Here's the abbreviated 4-1-1 of the plot: Boy and girl dated once upon a time. After a couple of dates, girl decides they will be just friends. Years later they are best friends. Single, she announces she wants to get pregnant. In a drunken-stupor blackout, Boy switches his swimmers for the donor's. Girl moves to the burbs to raise her son. Girl gets new job and moves back to the city where Boy and son eventually bond, blah, blah, blah...

Because little of the movie's budget went into scripting or directing, there must have been plenty to attract an all-star cast. I do like the Boy, Jason Bateman. I'm not convinced that he is leading-man timber, but he is talented, likeable and usually delivers a dependably funny performance. I think he did the best he could with an unfunny script and a pair of directors who have never managed to generate the smallest on-screen snigger.
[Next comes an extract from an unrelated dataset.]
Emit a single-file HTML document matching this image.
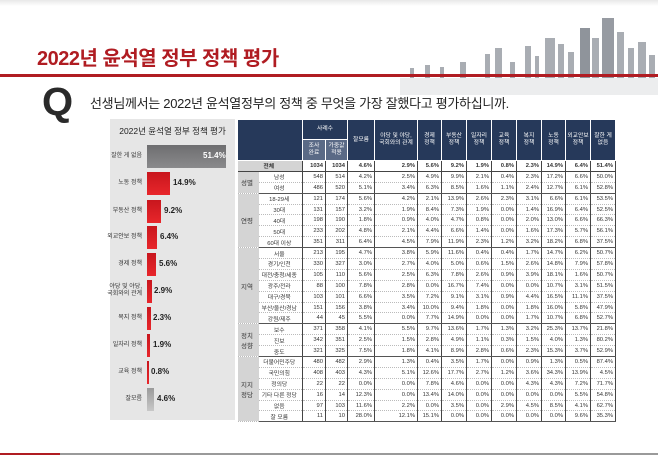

Some of his scenes with his son, played by Thomas Robinson, are pretty engaging.

Jennifer Aniston was terrific in "Friends" and has parlayed that success into numerous movie roles for which she is woefully under qualified. I like her. I think she is attractive. But her talents are best utilized in a supporting role. A string of romantic comedies lay in her wake; all are pretty mediocre and a couple, like "The Bounty Hunter," are outright disasters. I think her role in the cult hit, "The Office," put her on screen about the appropriate amount of time and stretched her acting chops about as far as they go.

Tossed into the "The Switch" mix for good measure, Jeff Goldblum plays Bateman's character's boss. Given very little to do, he is basically there to provide some history and context for the Bateman/Aniston best-friend relationship.

In scoring Red Box movies, I consider whether or not I think I got my $1.06 worth. In this case, "The Switch" gave me something to do for nearly two hours last night. I don't feel like I was robbed. However, I think $.65 is closer to its true entertainment value.